▸ What you are asked to do
Only the lines between the line holding "Write the matplotlib code for this chart." and the line holding "plt.rcParams['mathtext.default'] = 'regular'", both of those included, should be copied exactly; drop the pictures.

▸ Dataset entries
+ + + + + + +

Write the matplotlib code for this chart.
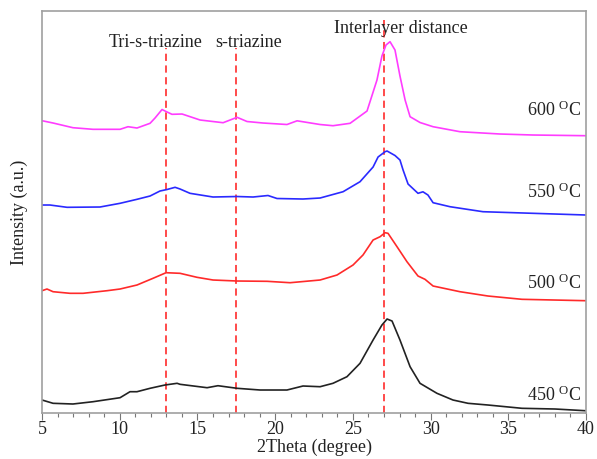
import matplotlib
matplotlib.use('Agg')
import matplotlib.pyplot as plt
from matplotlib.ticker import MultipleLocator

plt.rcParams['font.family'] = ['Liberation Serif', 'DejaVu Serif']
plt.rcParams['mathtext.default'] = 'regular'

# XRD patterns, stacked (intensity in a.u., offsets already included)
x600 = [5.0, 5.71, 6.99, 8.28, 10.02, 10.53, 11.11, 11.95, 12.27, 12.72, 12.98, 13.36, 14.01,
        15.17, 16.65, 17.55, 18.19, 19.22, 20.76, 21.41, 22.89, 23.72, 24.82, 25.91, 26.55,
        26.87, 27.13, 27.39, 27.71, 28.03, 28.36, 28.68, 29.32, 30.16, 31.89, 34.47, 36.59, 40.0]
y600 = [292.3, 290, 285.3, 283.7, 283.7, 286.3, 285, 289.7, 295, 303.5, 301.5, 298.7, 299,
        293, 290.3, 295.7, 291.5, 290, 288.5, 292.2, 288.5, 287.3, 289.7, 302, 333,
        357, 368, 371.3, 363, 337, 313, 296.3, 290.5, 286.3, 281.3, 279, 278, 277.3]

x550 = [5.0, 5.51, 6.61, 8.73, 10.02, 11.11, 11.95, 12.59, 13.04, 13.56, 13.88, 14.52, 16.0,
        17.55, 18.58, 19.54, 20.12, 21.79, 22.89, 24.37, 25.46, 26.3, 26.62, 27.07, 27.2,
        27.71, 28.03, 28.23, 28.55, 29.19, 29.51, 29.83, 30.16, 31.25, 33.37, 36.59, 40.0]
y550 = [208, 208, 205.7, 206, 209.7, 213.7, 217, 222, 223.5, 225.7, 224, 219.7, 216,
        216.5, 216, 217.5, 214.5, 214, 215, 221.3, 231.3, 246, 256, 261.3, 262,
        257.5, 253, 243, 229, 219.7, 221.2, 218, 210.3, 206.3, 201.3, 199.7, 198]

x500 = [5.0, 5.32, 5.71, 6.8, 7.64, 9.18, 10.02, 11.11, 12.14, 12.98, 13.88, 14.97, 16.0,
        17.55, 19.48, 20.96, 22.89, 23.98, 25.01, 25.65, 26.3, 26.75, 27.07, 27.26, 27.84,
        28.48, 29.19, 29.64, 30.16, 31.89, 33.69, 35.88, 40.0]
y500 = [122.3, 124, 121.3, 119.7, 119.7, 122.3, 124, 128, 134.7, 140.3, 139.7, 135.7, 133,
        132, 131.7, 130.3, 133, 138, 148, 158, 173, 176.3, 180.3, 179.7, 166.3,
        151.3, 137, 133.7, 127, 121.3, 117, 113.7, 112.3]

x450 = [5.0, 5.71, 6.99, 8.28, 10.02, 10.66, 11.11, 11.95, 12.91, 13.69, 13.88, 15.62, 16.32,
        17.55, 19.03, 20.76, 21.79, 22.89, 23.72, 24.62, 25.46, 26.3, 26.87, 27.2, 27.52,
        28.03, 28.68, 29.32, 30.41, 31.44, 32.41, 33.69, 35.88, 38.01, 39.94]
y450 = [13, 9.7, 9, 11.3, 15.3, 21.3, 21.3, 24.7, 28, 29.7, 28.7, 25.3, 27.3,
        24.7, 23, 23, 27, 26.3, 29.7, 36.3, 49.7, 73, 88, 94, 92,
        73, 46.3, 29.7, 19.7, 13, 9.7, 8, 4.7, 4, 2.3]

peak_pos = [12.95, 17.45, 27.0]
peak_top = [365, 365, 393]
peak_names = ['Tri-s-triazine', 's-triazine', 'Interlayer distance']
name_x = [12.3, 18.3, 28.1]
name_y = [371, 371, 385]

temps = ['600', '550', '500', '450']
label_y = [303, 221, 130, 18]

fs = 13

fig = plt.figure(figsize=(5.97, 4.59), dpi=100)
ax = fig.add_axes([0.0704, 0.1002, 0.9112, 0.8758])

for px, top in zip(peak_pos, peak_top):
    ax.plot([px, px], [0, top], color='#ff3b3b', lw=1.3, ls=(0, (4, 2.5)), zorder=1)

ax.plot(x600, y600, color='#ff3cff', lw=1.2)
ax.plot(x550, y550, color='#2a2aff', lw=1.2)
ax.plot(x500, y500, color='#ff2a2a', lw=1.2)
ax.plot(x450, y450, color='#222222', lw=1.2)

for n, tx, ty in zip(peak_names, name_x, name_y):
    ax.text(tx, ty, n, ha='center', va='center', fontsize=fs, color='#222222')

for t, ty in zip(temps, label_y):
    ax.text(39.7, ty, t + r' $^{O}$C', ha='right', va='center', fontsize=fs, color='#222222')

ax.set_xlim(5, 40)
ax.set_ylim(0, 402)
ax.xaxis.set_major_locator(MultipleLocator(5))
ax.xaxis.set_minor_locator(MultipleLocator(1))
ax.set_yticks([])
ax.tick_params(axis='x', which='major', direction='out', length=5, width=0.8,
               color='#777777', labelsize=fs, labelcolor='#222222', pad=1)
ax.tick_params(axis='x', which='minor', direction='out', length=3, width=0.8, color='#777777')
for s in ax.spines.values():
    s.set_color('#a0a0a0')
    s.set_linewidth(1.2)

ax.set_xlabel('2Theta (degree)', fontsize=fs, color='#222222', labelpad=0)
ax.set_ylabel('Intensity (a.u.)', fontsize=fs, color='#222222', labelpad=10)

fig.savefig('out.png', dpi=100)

+ + + + + + +

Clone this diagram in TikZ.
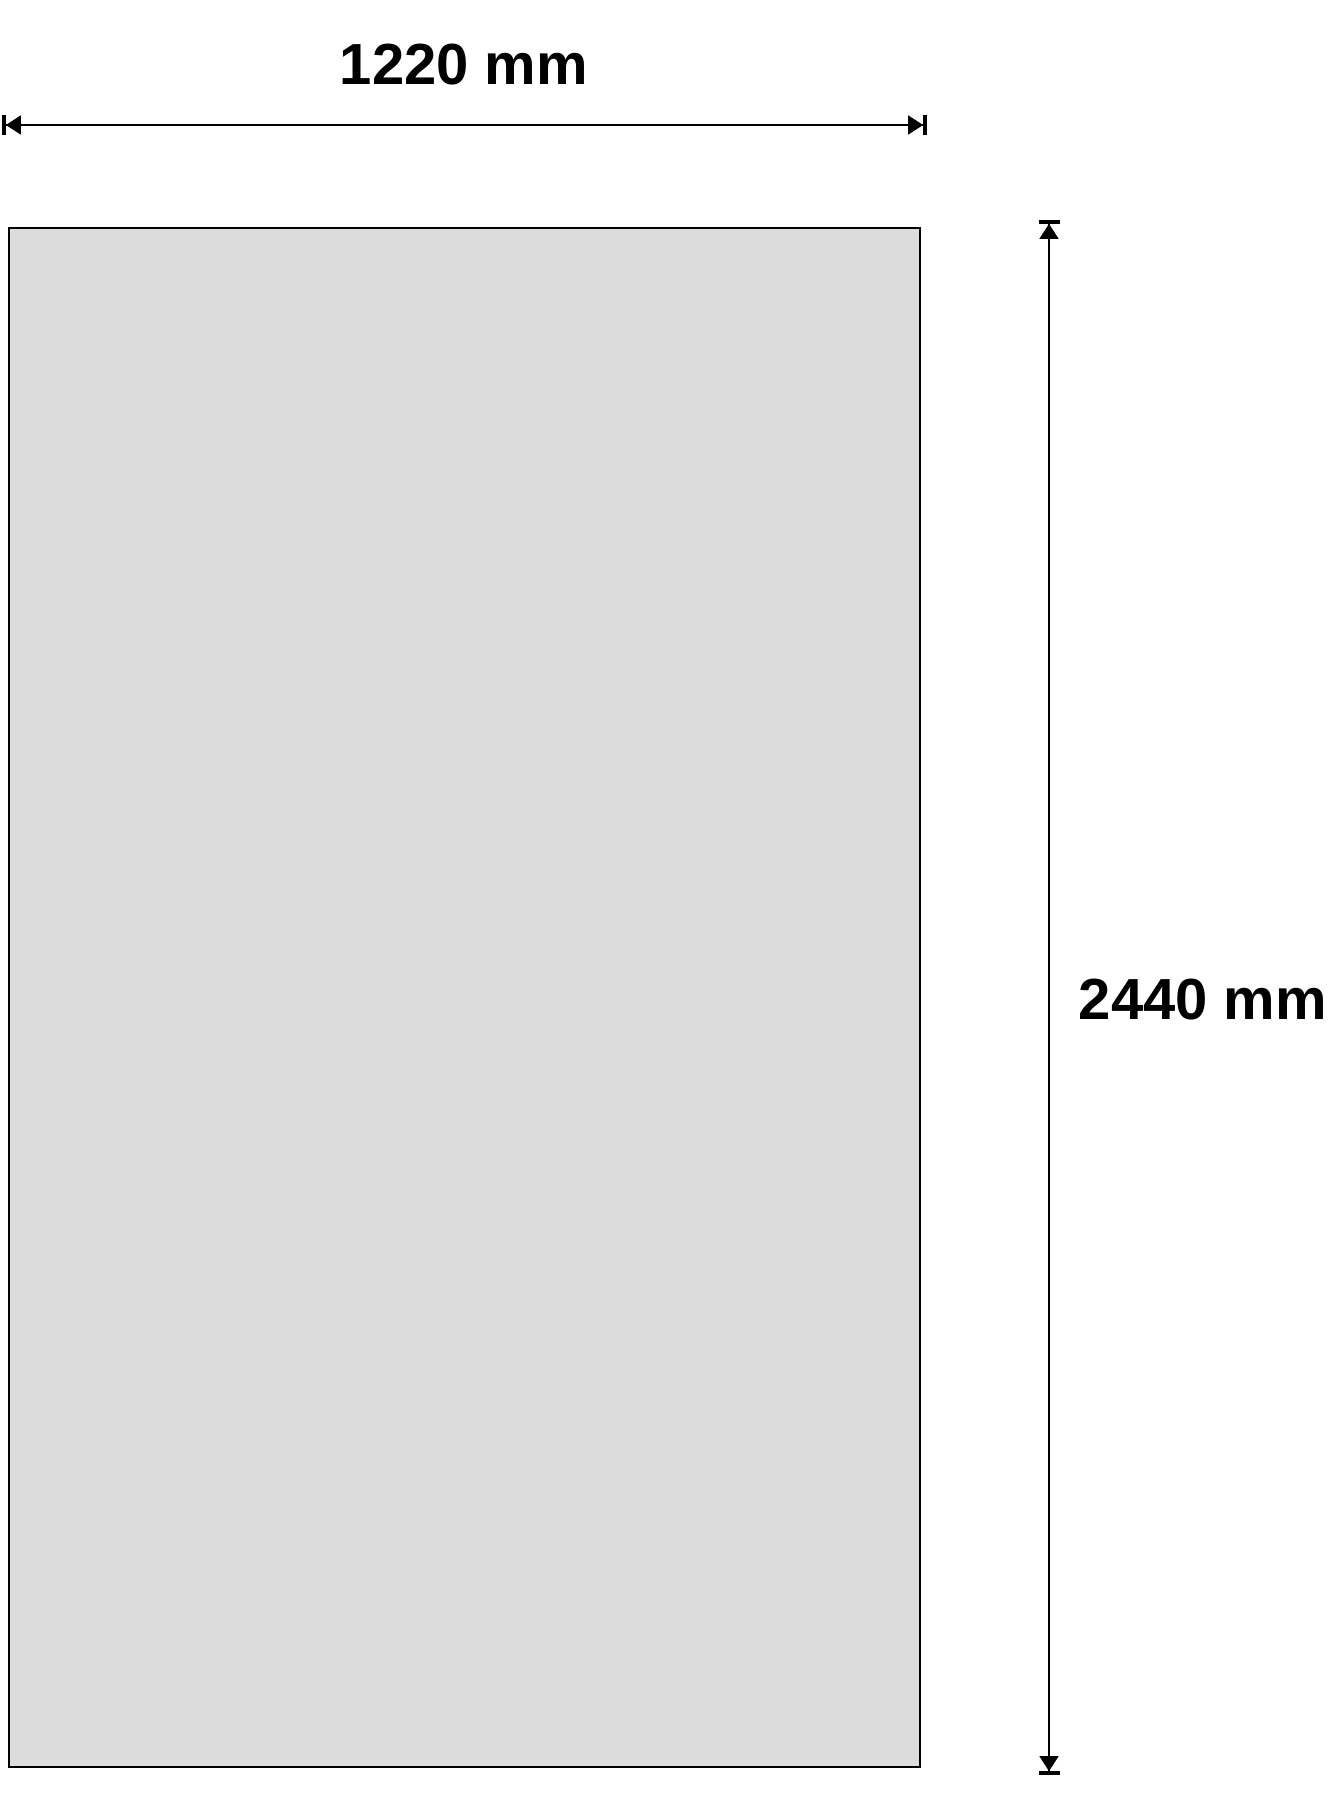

+ + + + + + +

▸ Solution to this exercise
Write the matplotlib code for this chart.
import matplotlib
matplotlib.use('Agg')
import matplotlib.pyplot as plt
from matplotlib.ticker import MultipleLocator

plt.rcParams['font.family'] = ['Liberation Serif', 'DejaVu Serif']
plt.rcParams['mathtext.default'] = 'regular'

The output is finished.